Friday, September 14, 2012

How Do You Nurture Spiritual Growth?

Does anyone know? Has anyone discovered the secret in the 2,000-year history of Christianity? There's no shortage of books or advice-givers, but are we any closer to knowing what really helps kids grow in their faith?

One of the problems is a confusion in terms. Sometimes we talk about "spiritual growth" and "growing in faith" as if they're the same thing. They're not, and the distinction matters because there's a difference between a general spirituality and a Christian spirituality, which is more directed and has a fairly specific object at its center - namely, Jesus Christ.

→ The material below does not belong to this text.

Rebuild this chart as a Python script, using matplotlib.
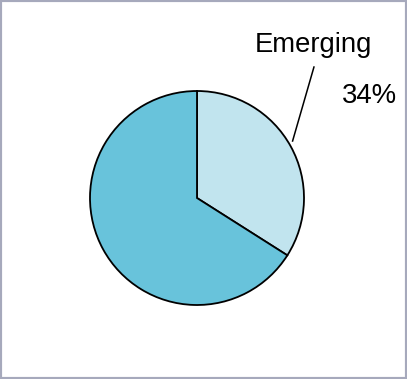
import numpy as np
import matplotlib
matplotlib.use('Agg')
import matplotlib.pyplot as plt
from matplotlib.patches import Rectangle

# Market share split
categories = ['Emerging', 'Established']
shares = [34, 66]
slice_colors = ['#C1E4EE', '#68C3DB']

plt.rcParams['font.family'] = ['Liberation Sans', 'DejaVu Sans']

W, H = 407, 379
fig = plt.figure(figsize=(W / 100, H / 100), dpi=100)
fig.patch.set_facecolor('white')

# outer frame
fig.patches.append(Rectangle((0, 0), 1, 1, transform=fig.transFigure,
                             fill=False, edgecolor='#A6A9BC', linewidth=3.0))

cx, cy, r = 197, 198, 107
ax = fig.add_axes([(cx - r) / W, (H - cy - r) / H, 2 * r / W, 2 * r / H])
wedges, _ = ax.pie(shares, colors=slice_colors, startangle=90, counterclock=False,
                   radius=1.0, wedgeprops=dict(edgecolor='black', linewidth=1.3))
ax.set_xlim(-1, 1)
ax.set_ylim(-1, 1)
ax.set_aspect('equal')
ax.axis('off')

# leader line + labels for the first slice only
w = wedges[0]
mid = np.deg2rad((w.theta1 + w.theta2) / 2 + 2)
x0, y0 = 1.04 * np.cos(mid), 1.04 * np.sin(mid)
ax.plot([x0, 1.093], [y0, 1.224], color='black', lw=1.1, clip_on=False)
ax.text(1.085, 1.43, categories[0], ha='center', va='center', fontsize=19.8, clip_on=False)
ax.text(1.61, 0.95, f'{shares[0]}%', ha='center', va='center', fontsize=19.8, clip_on=False)

fig.savefig('out.png', dpi=100, facecolor='white')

Let's begin with a few things spiritual nurture is not. It is not behavior modification and it is not character education. Those are similar, but one responds to behaviors and the other tries to get out ahead and shape them. But a spiritual perspective rightly sees behaviors as the overflow of what's inside. We can spend an awful lot of time trying to get kids to fall in love with good behavior. But the Bible makes it pretty clear that our hearts are inclined toward what's wrong, and that observable behavior is no indication of what's going on inside anyhow, and that God values our wholehearted devotion to him, not just outward conformity:

From Isaiah 29:13 - The LORD says: "These people come near to me with their mouth and honor me with their lips, but their hearts are far from me."

1 Samuel 16:7, on the choice of young David over his older brothers: "The LORD does not look at the things man looks at. Man looks at the outward appearance, but the LORD looks at the heart."

Jesus, on the Pharisees' saying that his power was demonic: "Out of the overflow of the heart the mouth speaks. The good man brings good things out of the good stored up in him, and the evil man brings evil things out of the evil stored up in him." (Matt. 12:34-35)

Jesus, on the hypocrisy of the Pharisees and the teachers of the law: "You clean the outside of the cup and dish, but inside they are full of greed and self-indulgence. Blind Pharisee! First clean the inside of the cup and dish, and then the outside also will be clean."

Jesus, warning us about false prophets: "Every good tree bears good fruit, but a bad tree bears bad fruit. A good tree cannot bear bad fruit, and a bad tree cannot bear good fruit." (Matt. 7:17-18)

Paul: "So I say, live by the Spirit, and you will not gratify the desires of the sinful nature. ...The fruit of the Spirit is love, joy, peace, patience, kindness, goodness, faithfulness, gentleness and self-control." (Galatians 5:16, 22-23)

Sometimes we seize on that last one: "Great! The list! If we just teach our kids to do these things, we're on the right track." But not so fast. Look at the whole of what the Bible says about outward behaviors - they come from what's inside. Look closely at the Galatians passage itself. It does not say that by "practicing the fruits of the Spirit" they will become more common. It says those things are fruits - in other words, results - that come not from ourselves, but by the Spirit.

That's an important principle of spiritual growth: it is never an individual pursuit. Maybe at this point I should clarify that this is a principle of Christian spiritual growth. It's one thing to practice openness, to believe in the transcendent, to connect with something outside myself - that's general spirituality. But Christian spirituality involves two living entities. It is always a cooperative effort between a person and God, because - obviously - you cannot have spiritual growth without the Spirit!

What does this mean, then, for spiritual nurture? To me, it defines the task as this: we are both teaching and persuading kids to be open to the movement of the Spirit of God in their lives. Everything we do with them must ultimately serve that end. To stop short at behavior management is to blunt God's influence; to settle for knowing Bible facts or the ritual of prayer without understanding their intent is to pass on a dull religion.

So what is faith, and how do we teach it? I'm not sure we can. Faith is a response to the realization that:
1. God is alive (not merely historical).
2. God is a working God (he's not stagnant).
3. God has intentions that involve me, personally, and that require my willing obedience.
4. These intentions are ultimately for my good.
5. I cannot reap the benefits apart from the work of God.

"Teaching faith" is really teaching those five things above. The response must come from inside - or it's not faith. And, faith also must have a supernatural element to it. It might be conviction, or understanding, or strong belief, but unless it's exercised in a spiritual/supernatural way, it cannot be faith. Why? Because God is spiritual and supernatural! We cannot interface with him in any other way.

It's for this reason that in the area of children's spirituality research, a relatively new emphasis on stimulating wonder and awe in kids has arisen. I was visiting with a children's pastor in Malaysia this summer, and reflecting on how kids' faith differed from that of adults. He spoke volumes of truth when he simply said, "Kids still believe that God can do anything." The trick is to help them, when they are preteens, to make that turn into adult-like thinking while not losing the trust and all-things-are-possible sense that young kids carry around with them.

It comes down to this: do we believe that God is able, and do we believe that He is willing? Thus, the exercise of nurturing spiritual growth begins as a test of our own faith, when we realize that the best thing we can do is prepare the soil of a kid's heart, trusting God to make things grow.